▸ **What you should do**
The lines to extract run from the first line of the material below to the line containing "const injectionTimes = [0,2,4,6];", both included; leave the pictures behind.

▸ **Source data**
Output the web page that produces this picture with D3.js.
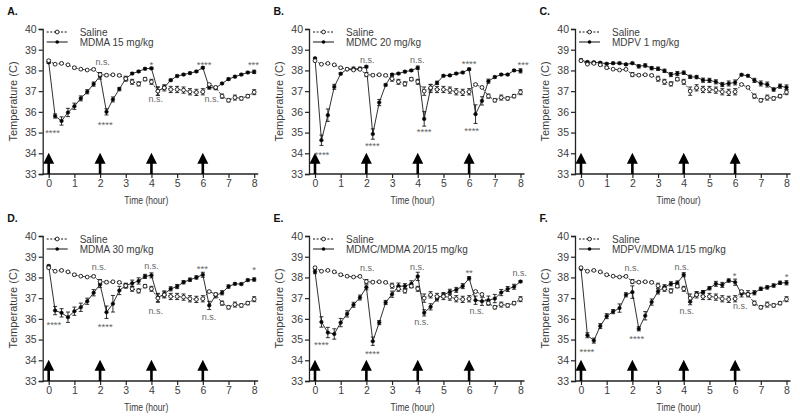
<!DOCTYPE html>
<html><head><meta charset="utf-8">
<script src="https://cdn.jsdelivr.net/npm/d3@7"></script>
<style>
html,body{margin:0;padding:0;background:#fff;}
svg{display:block;}
text{font-family:"Liberation Sans",Arial,sans-serif;}
</style></head>
<body>
<svg id="chart" width="800" height="419"></svg>
<script>
// ---- data ----
const hours = [0,0.25,0.5,0.75,1,1.25,1.5,1.75,2,2.25,2.5,2.75,3,3.25,3.5,3.75,4,4.25,4.5,4.75,5,5.25,5.5,5.75,6,6.25,6.5,6.75,7,7.25,7.5,7.75,8];
const xTicks = [0,1,2,3,4,5,6,7,8];
const yTicks = [33,34,35,36,37,38,39,40];
const injectionTimes = [0,2,4,6];

const salineMean = [38.47,38.3,38.34,38.27,38.13,38.06,38.02,38.05,37.8,37.77,37.79,37.76,37.6,37.45,37.35,37.58,37.45,37.0,37.16,37.08,37.08,37.05,36.97,36.94,36.97,37.32,37.18,36.76,36.56,36.69,36.65,36.76,36.95];
const salineSem  = [0.05,0.03,0.03,0.03,0.05,0.03,0.03,0.05,0.1,0.05,0.03,0.05,0.12,0.12,0.1,0.08,0.12,0.2,0.15,0.15,0.15,0.15,0.15,0.15,0.15,0.05,0.05,0.1,0.08,0.12,0.08,0.08,0.12];

const mdma15Mean = [38.39,35.8,35.56,35.97,36.27,36.65,36.97,37.34,37.73,36.0,36.6,37.1,37.6,37.85,37.95,38.08,38.1,37.0,37.18,37.53,37.73,37.8,37.87,37.95,38.13,37.18,37.15,37.37,37.58,37.7,37.8,37.9,37.93];
const mdma15Sem  = [0.05,0.1,0.2,0.2,0.15,0.12,0.1,0.1,0.15,0.15,0.12,0.08,0.08,0.05,0.05,0.05,0.05,0.2,0.08,0.05,0.05,0.05,0.05,0.05,0.05,0.08,0.08,0.05,0.05,0.05,0.05,0.05,0.08];

const mdmc20Mean = [38.58,34.63,35.84,37.21,37.84,38.06,38.08,38.08,38.18,34.93,36.45,37.3,37.8,37.85,37.94,38.0,38.13,35.66,37.13,37.4,37.74,37.76,37.85,37.9,38.06,35.89,36.53,37.48,37.68,37.8,37.8,38.0,37.98];
const mdmc20Sem  = [0.05,0.25,0.3,0.12,0.05,0.05,0.08,0.08,0.05,0.25,0.15,0.05,0.05,0.05,0.05,0.05,0.08,0.35,0.2,0.08,0.05,0.05,0.05,0.05,0.05,0.45,0.2,0.1,0.05,0.05,0.05,0.05,0.1];

const mdpv1Mean = [38.5,38.4,38.39,38.37,38.32,38.35,38.35,38.29,38.35,38.2,38.24,38.11,38.08,37.98,37.8,37.85,37.89,37.69,37.68,37.53,37.52,37.45,37.32,37.37,37.42,37.79,37.74,37.52,37.37,37.32,37.08,37.24,37.18];
const mdpv1Sem  = [0.05,0.05,0.05,0.05,0.05,0.05,0.05,0.05,0.05,0.08,0.08,0.08,0.08,0.08,0.1,0.1,0.08,0.08,0.08,0.1,0.1,0.1,0.1,0.12,0.12,0.05,0.05,0.1,0.12,0.12,0.08,0.1,0.12];

const mdma30Mean = [38.55,36.4,36.29,36.08,36.37,36.56,36.85,37.26,37.66,36.32,36.73,37.37,37.61,37.72,37.83,38.05,38.1,37.03,37.2,37.45,37.56,37.77,37.89,38.0,38.13,36.65,37.13,37.26,37.56,37.69,37.68,37.87,37.9];
const mdma30Sem  = [0.05,0.2,0.2,0.25,0.2,0.2,0.15,0.15,0.15,0.3,0.4,0.2,0.1,0.15,0.15,0.1,0.12,0.2,0.15,0.1,0.1,0.08,0.08,0.08,0.12,0.2,0.12,0.1,0.08,0.05,0.05,0.05,0.08];

const mdmcMdmaMean = [38.28,35.85,35.34,35.27,35.82,36.24,36.68,37.03,37.52,34.92,35.82,36.79,37.19,37.58,37.58,37.69,38.05,36.29,36.58,36.98,37.15,37.31,37.4,37.58,37.96,36.9,36.85,36.9,36.98,37.27,37.44,37.55,37.8];
const mdmcMdmaSem  = [0.1,0.25,0.25,0.25,0.2,0.15,0.12,0.12,0.12,0.2,0.1,0.1,0.15,0.15,0.12,0.15,0.2,0.15,0.15,0.12,0.12,0.12,0.12,0.12,0.08,0.2,0.2,0.2,0.2,0.15,0.12,0.12,0.05];

const mdpvMdmaMean = [38.42,35.21,34.95,35.65,36.13,36.35,36.52,37.16,37.29,35.52,36.15,36.81,37.32,37.53,37.69,37.73,38.13,36.83,37.21,37.29,37.48,37.69,37.64,37.85,37.77,37.21,37.21,37.26,37.45,37.52,37.61,37.74,37.74];
const mdpvMdmaSem  = [0.05,0.12,0.12,0.12,0.12,0.1,0.2,0.1,0.3,0.1,0.2,0.15,0.12,0.12,0.1,0.1,0.1,0.15,0.1,0.08,0.08,0.12,0.12,0.08,0.15,0.15,0.15,0.1,0.08,0.08,0.08,0.08,0.1];

const panelLabels = ["A.","B.","C.","D.","E.","F."];
const salineName = "Saline";
const drugNames = ["MDMA 15 mg/kg","MDMC 20 mg/kg","MDPV 1 mg/kg","MDMA 30 mg/kg","MDMC/MDMA 20/15 mg/kg","MDPV/MDMA 1/15 mg/kg"];
const drugMeans = [mdma15Mean, mdmc20Mean, mdpv1Mean, mdma30Mean, mdmcMdmaMean, mdpvMdmaMean];
const drugSems  = [mdma15Sem, mdmc20Sem, mdpv1Sem, mdma30Sem, mdmcMdmaSem, mdpvMdmaSem];

// significance labels: [text, hour, temperature]
const annotA = [["****",0.15,35.12],["n.s.",2.1,38.4],["****",2.2,35.5],["*",4.0,38.4],["n.s.",4.17,36.6],["****",6.05,38.4],["n.s.",6.35,36.6],["***",7.97,38.4]];
const annotB = [["****",0.27,34.05],["n.s.",2.03,38.5],["****",2.23,34.45],["n.s.",3.98,38.5],["****",4.25,35.15],["****",6.0,38.45],["****",6.1,35.2],["***",8.1,38.4]];
const annotC = [];
const annotD = [["****",0.2,35.83],["n.s.",1.96,38.5],["****",2.2,35.73],["n.s.",4.0,38.55],["n.s.",4.17,36.37],["***",5.98,38.55],["n.s.",6.24,36.07],["*",8.0,38.5]];
const annotE = [["****",0.25,34.86],["n.s.",2.03,38.45],["****",2.23,34.43],["n.s.",3.98,38.5],["n.s.",4.15,35.83],["**",6.0,38.35],["n.s.",6.3,36.37],["n.s.",7.97,38.2]];
const annotF = [["****",0.23,34.5],["n.s.",1.98,38.45],["****",2.17,35.15],["n.s.",3.92,38.5],["n.s.",4.12,36.37],["*",5.98,38.2],["n.s.",6.2,36.6],["*",8.0,38.15]];
const annotations = [annotA, annotB, annotC, annotD, annotE, annotF];

// ---- layout ----
const colX0 = [48.7, 315, 581];
const plotW = 205.5;
const rowTop = [29, 236];
const rowBottom = [174, 381];
const textGray = "#3c3c3c";

const svg = d3.select("#chart");
svg.append("rect").attr("width",800).attr("height",419).attr("fill","#fff");

drugNames.forEach((name, i) => {
  const col = i % 3, row = Math.floor(i / 3);
  const x0 = colX0[col];
  const x = d3.scaleLinear().domain([0, 8]).range([x0, x0 + plotW]);
  const y = d3.scaleLinear().domain([33, 40]).range([rowBottom[row], rowTop[row]]);
  const axX = x0 - 6;
  const g = svg.append("g");

  // panel label
  g.append("text").attr("x", x0 - 41.5).attr("y", rowTop[row] - 14)
    .attr("font-size", 10.5).attr("font-weight", "bold").attr("fill", "#111").text(panelLabels[i]);

  // y axis
  const yAxis = d3.axisLeft(y).tickValues(yTicks).tickSize(4).tickPadding(2).tickFormat(d3.format("d"));
  const yg = g.append("g").attr("transform", `translate(${axX},0)`).call(yAxis);
  yg.select(".domain").attr("stroke", "#222").attr("stroke-width", 1.3);
  yg.selectAll(".tick line").attr("stroke", "#222").attr("stroke-width", 1.2);
  yg.selectAll(".tick text").attr("font-size", 10.5).attr("fill", textGray).attr("font-family", "Liberation Sans, Arial, sans-serif");

  // x axis
  const xAxis = d3.axisBottom(x).tickValues(xTicks).tickSize(4).tickPadding(2).tickFormat(d3.format("d"));
  const xg = g.append("g").attr("transform", `translate(0,${rowBottom[row]})`).call(xAxis);
  xg.select(".domain").attr("d", `M${axX},0H${x0 + plotW + 4}`).attr("stroke", "#222").attr("stroke-width", 1.3);
  xg.selectAll(".tick line").attr("stroke", "#222").attr("stroke-width", 1.2);
  xg.selectAll(".tick text").attr("font-size", 10.5).attr("fill", textGray).attr("font-family", "Liberation Sans, Arial, sans-serif");

  // axis titles
  g.append("text").attr("x", x(3.8)).attr("y", rowBottom[row] + 30)
    .attr("text-anchor", "middle").attr("font-size", 11).attr("fill", textGray)
    .attr("textLength", 44).attr("lengthAdjust", "spacingAndGlyphs")
    .text("Time (hour)");
  g.append("text").attr("transform", `translate(${x0 - 32},${(rowTop[row] + rowBottom[row]) / 2}) rotate(-90)`)
    .attr("text-anchor", "middle").attr("font-size", 11).attr("fill", textGray)
    .text("Temperature (C)");

  // injection arrows
  injectionTimes.forEach(t => {
    const cx = x(t);
    g.append("path")
      .attr("d", `M${cx},${y(34.02)}L${cx + 5.5},${y(33.5)}L${cx + 1.3},${y(33.5)}L${cx + 1.3},${y(33)}L${cx - 1.3},${y(33)}L${cx - 1.3},${y(33.5)}L${cx - 5.5},${y(33.5)}Z`)
      .attr("fill", "#000");
  });

  const line = d3.line().x((d, k) => x(hours[k])).y(d => y(d));

  function drawSeries(means, sems, filled) {
    g.append("path").datum(means).attr("d", line).attr("fill", "none")
      .attr("stroke", "#1a1a1a").attr("stroke-width", 0.9)
      .attr("stroke-dasharray", filled ? null : "2,1.6");
    const eb = g.append("g");
    means.forEach((m, k) => {
      const cx = x(hours[k]);
      const y1 = y(m + sems[k]), y2 = y(m - sems[k]);
      eb.append("path")
        .attr("d", `M${cx},${y1}V${y2}M${cx - 2},${y1}H${cx + 2}M${cx - 2},${y2}H${cx + 2}`)
        .attr("stroke", "#1a1a1a").attr("stroke-width", 0.9).attr("fill", "none");
    });
    g.append("g").selectAll("circle").data(means).join("circle")
      .attr("cx", (d, k) => x(hours[k])).attr("cy", d => y(d)).attr("r", filled ? 1.8 : 1.9)
      .attr("fill", filled ? "#000" : "#fff").attr("stroke", "#1a1a1a").attr("stroke-width", filled ? 0.6 : 0.9);
  }
  drawSeries(drugMeans[i], drugSems[i], true);
  drawSeries(salineMean, salineSem, false);

  // legend
  const lx = axX + 4, ly1 = rowTop[row] + 3, ly2 = rowTop[row] + 13;
  g.append("line").attr("x1", lx).attr("x2", lx + 21).attr("y1", ly1).attr("y2", ly1)
    .attr("stroke", "#111").attr("stroke-dasharray", "2,1.6");
  g.append("circle").attr("cx", lx + 10.5).attr("cy", ly1).attr("r", 1.9).attr("fill", "#fff").attr("stroke", "#111").attr("stroke-width", 0.9);
  g.append("text").attr("x", lx + 33).attr("y", ly1 + 3.6).attr("font-size", 10).attr("fill", textGray).text(salineName);
  g.append("line").attr("x1", lx).attr("x2", lx + 21).attr("y1", ly2).attr("y2", ly2).attr("stroke", "#111");
  g.append("circle").attr("cx", lx + 10.5).attr("cy", ly2).attr("r", 1.8).attr("fill", "#000");
  g.append("text").attr("x", lx + 33).attr("y", ly2 + 3.6).attr("font-size", 10).attr("fill", textGray).text(name);

  // significance labels
  annotations[i].forEach(([txt, t, v]) => {
    const star = txt.indexOf("*") === 0;
    g.append("text").attr("x", x(t)).attr("y", y(v) + (star ? 5.5 : 2.6))
      .attr("text-anchor", "middle").attr("font-size", star ? 9.5 : 9)
      .attr("fill", "#666")
      .text(txt);
  });
});
</script>
</body></html>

▸ **Task answer**
Output the web page that produces this picture with D3.js.
<!DOCTYPE html>
<html><head><meta charset="utf-8">
<script src="https://cdn.jsdelivr.net/npm/d3@7"></script>
<style>
html,body{margin:0;padding:0;background:#fff;}
svg{display:block;}
text{font-family:"Liberation Sans",Arial,sans-serif;}
</style></head>
<body>
<svg id="chart" width="800" height="419"></svg>
<script>
// ---- data ----
const hours = [0,0.25,0.5,0.75,1,1.25,1.5,1.75,2,2.25,2.5,2.75,3,3.25,3.5,3.75,4,4.25,4.5,4.75,5,5.25,5.5,5.75,6,6.25,6.5,6.75,7,7.25,7.5,7.75,8];
const xTicks = [0,1,2,3,4,5,6,7,8];
const yTicks = [33,34,35,36,37,38,39,40];
const injectionTimes = [0,2,4,6];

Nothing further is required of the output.